Friday 10 May 2013

Chicago, IL

This is a lot more like it. Chicago is my personal second favourite US city, after San Francisco. It's like someone took New York, cleaned it up, put most of the criminals in jail, and generally got rid of about 10 million surplus people. The sun shines brightly but it's still cool enough to walk or cycle around all day, with fresh breezes coming in over Lake Michigan, and of course the occasional heavy downpour to remind me of home.

Also this place holds happy personal memories for me. The first time I went travelling, in May 2008, my initial destinations were New York and Washington DC: the New York hostel was full of dodgy tramps, and the DC hostel was full of preppy political interns, and in neither case was there anything happening socially. So by the end of my first week I was feeling a bit isolated; and perhaps not entirely sure, with at least three months still to go, that this travelling lark was really my cup of tea. But then I got to the HI Hostel in Chicago, and suddenly found myself out on the drink with interesting people from all over the world, and I've never looked back since. Now I'm back at the very same hostel, almost exactly five years later.

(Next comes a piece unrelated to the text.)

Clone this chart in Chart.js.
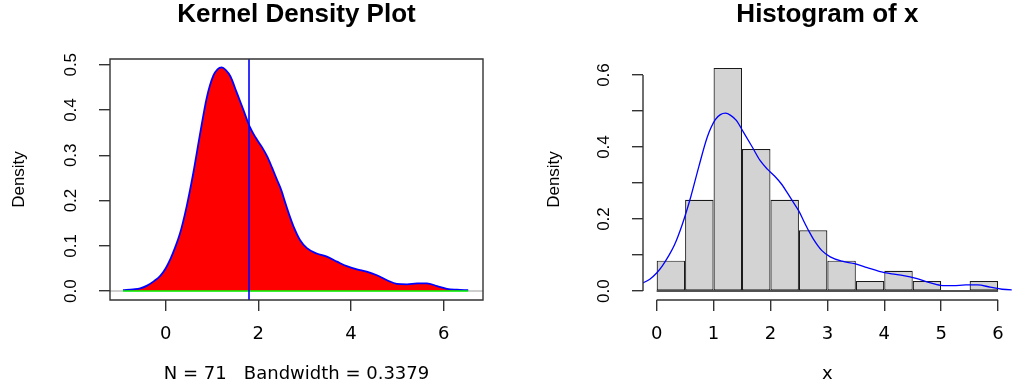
<!DOCTYPE html>
<html>
<head>
<meta charset="utf-8">
<script src="https://cdn.jsdelivr.net/npm/chart.js@4/dist/chart.umd.min.js"></script>
<style>
  html, body { margin: 0; padding: 0; background: #ffffff; }
  #wrap { position: relative; width: 1017px; height: 386px; overflow: hidden; }
  canvas { position: absolute; top: 0; }
  #kde { left: 0; }
  #hist { left: 508px; }
</style>
</head>
<body>
<div id="wrap">
  <canvas id="kde" width="508" height="386"></canvas>
  <canvas id="hist" width="509" height="386"></canvas>
</div>
<script>
// Sample summary
const sampleSize = 71;
const bandwidth = '0.3379';
const sampleMean = [1.8];

// Kernel density estimate of x
const densX = [-0.92, -0.70, -0.55, -0.40, -0.25, -0.12, 0.00, 0.10, 0.20, 0.31,
               0.45, 0.60, 0.74, 0.89, 1.03, 1.12, 1.21, 1.30, 1.40, 1.53,
               1.68, 1.82, 1.95, 2.08, 2.20, 2.30, 2.40, 2.50, 2.58, 2.68,
               2.76, 2.90, 3.05, 3.26, 3.48, 3.70, 3.91, 4.13, 4.34, 4.56,
               4.78, 4.99, 5.21, 5.43, 5.64, 5.86, 6.07, 6.29, 6.53];
const densY = [0.002, 0.004, 0.006, 0.012, 0.022, 0.033, 0.050, 0.070, 0.095, 0.127,
               0.185, 0.262, 0.345, 0.428, 0.476, 0.490, 0.494, 0.488, 0.474, 0.440,
               0.400, 0.362, 0.338, 0.318, 0.296, 0.272, 0.247, 0.222, 0.196, 0.165,
               0.143, 0.113, 0.095, 0.083, 0.076, 0.065, 0.055, 0.048, 0.043, 0.035,
               0.024, 0.016, 0.015, 0.017, 0.017, 0.011, 0.005, 0.003, 0.002];

// Histogram of x
const binEdges = [0, 0.5, 1, 1.5, 2, 2.5, 3, 3.5, 4, 4.5, 5, 5.5, 6];
const binCounts = [3, 9, 22, 14, 9, 6, 3, 1, 2, 1, 0, 1];

// Axis ticks and labels
const kdeXTicks = [0, 2, 4, 6];
const kdeXLabels = ['0', '2', '4', '6'];
const kdeYTicks = [0, 0.1, 0.2, 0.3, 0.4, 0.5];
const kdeYLabels = ['0.0', '0.1', '0.2', '0.3', '0.4', '0.5'];
const histXTicks = [0, 1, 2, 3, 4, 5, 6];
const histXLabels = ['0', '1', '2', '3', '4', '5', '6'];
const histYTicks = [0, 0.1, 0.2, 0.3, 0.4, 0.5, 0.6];
const histYLabels = ['0.0', '', '0.2', '', '0.4', '', '0.6'];

const AXIS_COLOR = '#333333';
const xTickFont = { family: 'DejaVu Sans', size: 18 };
const yTickFont = { family: 'Liberation Sans', size: 17 };
const titleFont = { family: 'Liberation Sans', size: 26, weight: 'bold', lineHeight: 1 };

// Base-graphics style frame: zero line, vertical marker, box or axis lines
const rFrame = {
  id: 'rFrame',
  beforeDatasetsDraw(chart, args, opts) {
    if (!opts.zeroLine) return;
    const { ctx, chartArea: a, scales: { y } } = chart;
    const py = y.getPixelForValue(0);
    ctx.save();
    ctx.strokeStyle = '#bebebe';
    ctx.lineWidth = 1.5;
    ctx.beginPath();
    ctx.moveTo(a.left, py);
    ctx.lineTo(a.right, py);
    ctx.stroke();
    ctx.restore();
  },
  afterDatasetsDraw(chart, args, opts) {
    const { ctx, chartArea: a, scales: { x } } = chart;
    (opts.vlines || []).forEach(v => {
      const px = x.getPixelForValue(v);
      ctx.save();
      ctx.strokeStyle = '#0000ff';
      ctx.lineWidth = 1.6;
      ctx.beginPath();
      ctx.moveTo(px, a.top);
      ctx.lineTo(px, a.bottom);
      ctx.stroke();
      ctx.restore();
    });
  },
  afterDraw(chart, args, opts) {
    const { ctx, chartArea: a, scales: { x, y } } = chart;
    ctx.save();
    ctx.strokeStyle = AXIS_COLOR;
    ctx.lineWidth = 1.4;
    ctx.beginPath();
    if (opts.box) {
      ctx.rect(a.left, a.top, a.right - a.left, a.bottom - a.top);
    } else {
      const xt = x.ticks, yt = y.ticks;
      ctx.moveTo(x.getPixelForValue(xt[0].value), a.bottom);
      ctx.lineTo(x.getPixelForValue(xt[xt.length - 1].value), a.bottom);
      ctx.moveTo(a.left, y.getPixelForValue(yt[0].value));
      ctx.lineTo(a.left, y.getPixelForValue(yt[yt.length - 1].value));
    }
    ctx.stroke();
    ctx.restore();
  }
};

function xScale(min, max, ticks, labels, titleText) {
  return {
    type: 'linear', min, max, bounds: 'data', offset: false,
    afterBuildTicks: s => { s.ticks = ticks.map(v => ({ value: v })); },
    afterFit: s => { s.height = 86; },
    border: { display: false },
    grid: { offset: false, drawOnChartArea: false, drawTicks: true, tickLength: 11, color: AXIS_COLOR, lineWidth: 1.4 },
    ticks: { autoSkip: false, minRotation: 0, maxRotation: 0, padding: 13, font: xTickFont, color: '#000',
             callback: (v, i) => labels[i] },
    title: { display: true, text: titleText, font: { family: 'DejaVu Sans', size: 18 }, color: '#000',
             padding: { top: 0, bottom: 1 } }
  };
}

function yScale(min, max, ticks, labels, width) {
  return {
    type: 'linear', min, max, bounds: 'data',
    afterBuildTicks: s => { s.ticks = ticks.map(v => ({ value: v })); },
    afterFit: s => { s.width = width; },
    border: { display: false },
    grid: { drawOnChartArea: false, drawTicks: true, tickLength: 11, color: AXIS_COLOR, lineWidth: 1.4 },
    ticks: { autoSkip: false, minRotation: 90, maxRotation: 90, crossAlign: 'center', padding: 16,
             font: yTickFont, color: '#000', callback: (v, i) => labels[i] },
    title: { display: true, text: 'Density', font: { family: 'Liberation Sans', size: 17 }, color: '#000',
             padding: { top: 4, bottom: 0 } }
  };
}

function titleOpts(text) {
  return { display: true, text, fullSize: false, font: titleFont, color: '#000', padding: { top: 2, bottom: 31 } };
}

const densPoints = densX.map((x, i) => ({ x, y: densY[i] }));

// Left: filled kernel density
new Chart(document.getElementById('kde'), {
  type: 'line',
  data: {
    datasets: [
      { data: densPoints, fill: 'origin', backgroundColor: '#ff0000', borderColor: '#0000ff',
        borderWidth: 1.8, pointRadius: 0, cubicInterpolationMode: 'monotone', order: 1 },
      { data: [{ x: densX[0], y: 0 }, { x: densX[densX.length - 1], y: 0 }], fill: false,
        borderColor: '#00ff00', borderWidth: 1.5, pointRadius: 0, order: 0 }
    ]
  },
  options: {
    responsive: false, animation: false, devicePixelRatio: 1,
    layout: { autoPadding: false, padding: { left: 5, right: 25, top: 0, bottom: 0 } },
    plugins: {
      legend: { display: false }, tooltip: { enabled: false },
      title: titleOpts('Kernel Density Plot'),
      rFrame: { box: true, zeroLine: true, vlines: sampleMean }
    },
    scales: {
      x: xScale(-1.2, 6.85, kdeXTicks, kdeXLabels, `N = ${sampleSize}   Bandwidth = ${bandwidth}`),
      y: yScale(-0.0197, 0.5127, kdeYTicks, kdeYLabels, 105)
    }
  },
  plugins: [rFrame]
});

// Right: histogram on the density scale with the density curve on top
const binWidth = binEdges[1] - binEdges[0];
const histBars = binCounts.map((c, i) => ({
  x: (binEdges[i] + binEdges[i + 1]) / 2,
  y: c / (sampleSize * binWidth)
}));

new Chart(document.getElementById('hist'), {
  type: 'bar',
  data: {
    datasets: [
      { type: 'bar', data: histBars, backgroundColor: '#d3d3d3', borderColor: '#1a1a1a', borderWidth: 1.2,
        borderSkipped: false, barPercentage: 1, categoryPercentage: 1, inflateAmount: 0, order: 2 },
      { type: 'line', data: [{ x: binEdges[0], y: 0 }, { x: binEdges[binEdges.length - 1], y: 0 }],
        borderColor: '#1a1a1a', borderWidth: 1.4, pointRadius: 0, fill: false, order: 1 },
      { type: 'line', data: densPoints, borderColor: '#0000ff', borderWidth: 1.3, pointRadius: 0,
        fill: false, cubicInterpolationMode: 'monotone', order: 0 }
    ]
  },
  options: {
    responsive: false, animation: false, devicePixelRatio: 1,
    layout: { autoPadding: false, padding: { left: 32, right: 0, top: 0, bottom: 0 } },
    plugins: {
      legend: { display: false }, tooltip: { enabled: false },
      title: titleOpts('Histogram of x'),
      rFrame: { box: false }
    },
    scales: {
      x: xScale(-0.24, 6.24, histXTicks, histXLabels, 'x'),
      y: yScale(-0.0248, 0.6445, histYTicks, histYLabels, 103)
    }
  },
  plugins: [rFrame]
});
</script>
</body>
</html>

My time here got off to a great start with a trip to the theatre to see a musical called The Book of Mormon. Most of you will have heard of it, but click the link if you haven't. As you might expect from the creators of 'South Park', it's not for the faint-hearted or the easily-offended. It gets going early on with a song called 'F*** You, God' and then it really starts to cut loose. Not so much 'close to the bone' as 'swimming in the bone marrow'. Overall it's a masterpiece from beginning to end, pant-wettingly funny, and I'd go so far as to say that it's funnier than 'Spamalot', which I saw in Glasgow a few years ago. My individual MVP prize goes to an actor called Ben Platt (he played Benji in the recent movie 'Pitch Perfect', if anyone's seen that): if he's not winning Oscars and earning $20m a picture within the next year, then there is no justice in the world.

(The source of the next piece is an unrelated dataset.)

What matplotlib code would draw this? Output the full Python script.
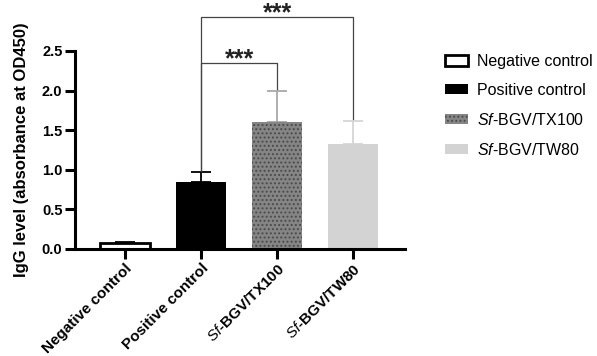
import numpy as np
import matplotlib.pyplot as plt
from matplotlib.patches import Patch

plt.rcParams['font.family'] = ['Liberation Sans', 'DejaVu Sans']
plt.rcParams['mathtext.fontset'] = 'custom'
plt.rcParams['mathtext.it'] = 'Liberation Sans:italic'
plt.rcParams['mathtext.rm'] = 'Liberation Sans'
plt.rcParams['hatch.linewidth'] = 0.9

groups = ["Negative control", "Positive control",
          r"$\mathit{Sf}$-BGV/TX100", r"$\mathit{Sf}$-BGV/TW80"]
means = [0.08, 0.85, 1.60, 1.33]
errs = [0.01, 0.12, 0.40, 0.29]
# significance brackets: (group a, group b, bracket height)
pairs = [(1, 2, 2.35), (1, 3, 2.93)]

fill = ["white", "black", "#858585", "#d3d3d3"]
errc = ["black", "black", "#a8a8a8", "#d6d6d6"]
hatch = [None, None, "....", None]

fig = plt.figure(figsize=(5.97, 3.56), dpi=100)
ax = fig.add_axes([0.1256, 0.3006, 0.5524, 0.5564])

x = np.arange(len(groups))
for i in range(len(groups)):
    ax.bar(x[i], means[i], width=0.66, color=fill[i],
           edgecolor="#4a4a4a" if hatch[i] else "black",
           linewidth=2 if i == 0 else 0, hatch=hatch[i], zorder=2)
    ax.errorbar(x[i], means[i], yerr=[[0], [errs[i]]], fmt="none",
                ecolor=errc[i], elinewidth=1.3, capsize=7.5, capthick=1.3, zorder=1)

tops = [m + e for m, e in zip(means, errs)]
for a, b, h in pairs:
    ax.plot([x[a], x[a], x[b], x[b]], [tops[a] + 0.02, h, h, tops[b] + 0.02],
            color="#444444", lw=0.9, clip_on=False, zorder=3)
    ax.text((x[a] + x[b]) / 2, h - 0.05, "***", ha="center", va="baseline",
            fontsize=18, fontweight="bold", color="#222222")

ax.set_xlim(-0.66, 3.68)
ax.set_ylim(0, 2.5)
ax.set_yticks(np.arange(0, 2.51, 0.5))
ax.set_yticklabels([f"{v:.1f}" for v in np.arange(0, 2.51, 0.5)],
                   fontsize=10.5, fontweight="bold")
ax.set_xticks(x)
ax.set_xticklabels(groups, rotation=45, ha="right", rotation_mode="anchor",
                   fontsize=11, fontweight="bold")
ax.set_ylabel("IgG level (absorbance at OD450)", fontsize=12, fontweight="bold",
              labelpad=9)
for s in ["top", "right"]:
    ax.spines[s].set_visible(False)
for s in ["left", "bottom"]:
    ax.spines[s].set_linewidth(2.2)
ax.tick_params(width=2.2, length=7, direction="out", pad=2)

handles = [Patch(facecolor=fill[i],
                 edgecolor="black" if i < 2 else ("#4a4a4a" if hatch[i] else fill[i]),
                 linewidth=2 if i == 0 else 0, hatch=hatch[i]) for i in range(len(groups))]
fig.legend(handles, groups, loc="upper left", bbox_to_anchor=(0.735, 0.866),
           frameon=False, fontsize=11.5, handlelength=1.4, handleheight=0.6,
           labelspacing=0.87, handletextpad=0.6, borderaxespad=0)

fig.savefig("out.png", dpi=100)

The show is also an good example of something we Brits often forget: nobody satirises the Americans, or the various forms of American Christianity, with even half the wit and insight of Americans themselves. For all the crassness and ignorance you occasionally encounter in the USA - and having just taken the Greyhound through the Midwest, I'm not under any illusions about that - there is, at least in educated urban circles and throughout the counterculture, a genuine collective self-awareness next to which the cheap anti-American sarcasm of your average Guardian columnist or BBC rent-a-comedian looks really quite lame.

Enough ranting. For once I'm going to issue a spoiler about the next blog: it'll be from Chicago. I'm not going anywhere for a while. There's lots of food and beer I need to check out and then tell you all about. I do all this for my audience really, you know.

Just remember in the meantime: Salt Lake City isn't a place. It's an idea.


Downtown Chicago, from Grant Park.

Looking west up the Chicago River, from North Lake Shore Drive

Navy Pier. A reprise of a photo from my original 2008 blog.

5 years later on and I can STILL get a meatball footlong for $5!
Admittedly that's now £3.24, whereas it was more like £2.54 back then.
But one mustn't grumble.
Edd vs Food #6
A restaurant called Yolk. As you might expect, they specialise in omelettes, crepes, etc...
This is the Big Texas Fajita Omelette, containing fried chicken,
with cheese and guacamole and sour cream and diced red potatoes and salsa dip.